Querying Relational Databases
- Relational databases use Structured Query Language (SQL) to interact with data.
- SQL allows users to query, insert, update, and delete information efficiently.
Basic SQL Commands
- SELECT: Retrieves data from tables.
- INSERT: Adds new records to tables.
- UPDATE: Modifies existing records.
- DELETE: Removes records from tables.
- To retrieve all students enrolled in a specific course, use the following SQL query:
SELECT Students.Name FROM Students JOIN Enrollments ON Students.StudentID = Enrollments.StudentID WHERE Enrollments.CourseID = 101;
Advantages of Relational Databases
- Data Integrity: Ensured through primary and foreign keys.
- Scalability: Easily accommodates growing data.
- Flexibility: Supports complex queries and relationships.
- Security: Provides robust access control mechanisms.
Challenges and Considerations
- Complexity: Designing a normalized database can be time-consuming.
- Performance: Highly normalized databases may require more complex queries, impacting performance.
- Maintenance: Regular updates and backups are essential to ensure data integrity.

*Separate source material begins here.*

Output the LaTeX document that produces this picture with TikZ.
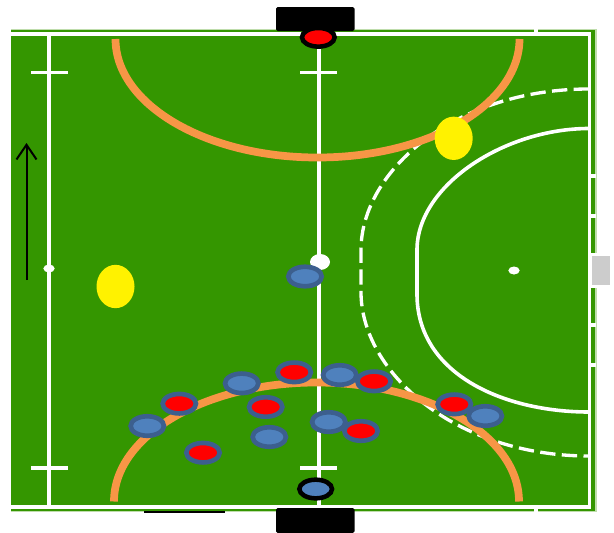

Social and Ethical Implications
- Data Privacy: Relational databases often store sensitive information, raising concerns about unauthorized access.
- Data Security: Ensuring data is protected from breaches is critical.
- Ethical Use: Organizations must use data responsibly, respecting user consent and privacy.
- A common mistake is to denormalize data for simplicity, leading to redundancy and potential data anomalies.
- Always strive for a balance between normalization and performance.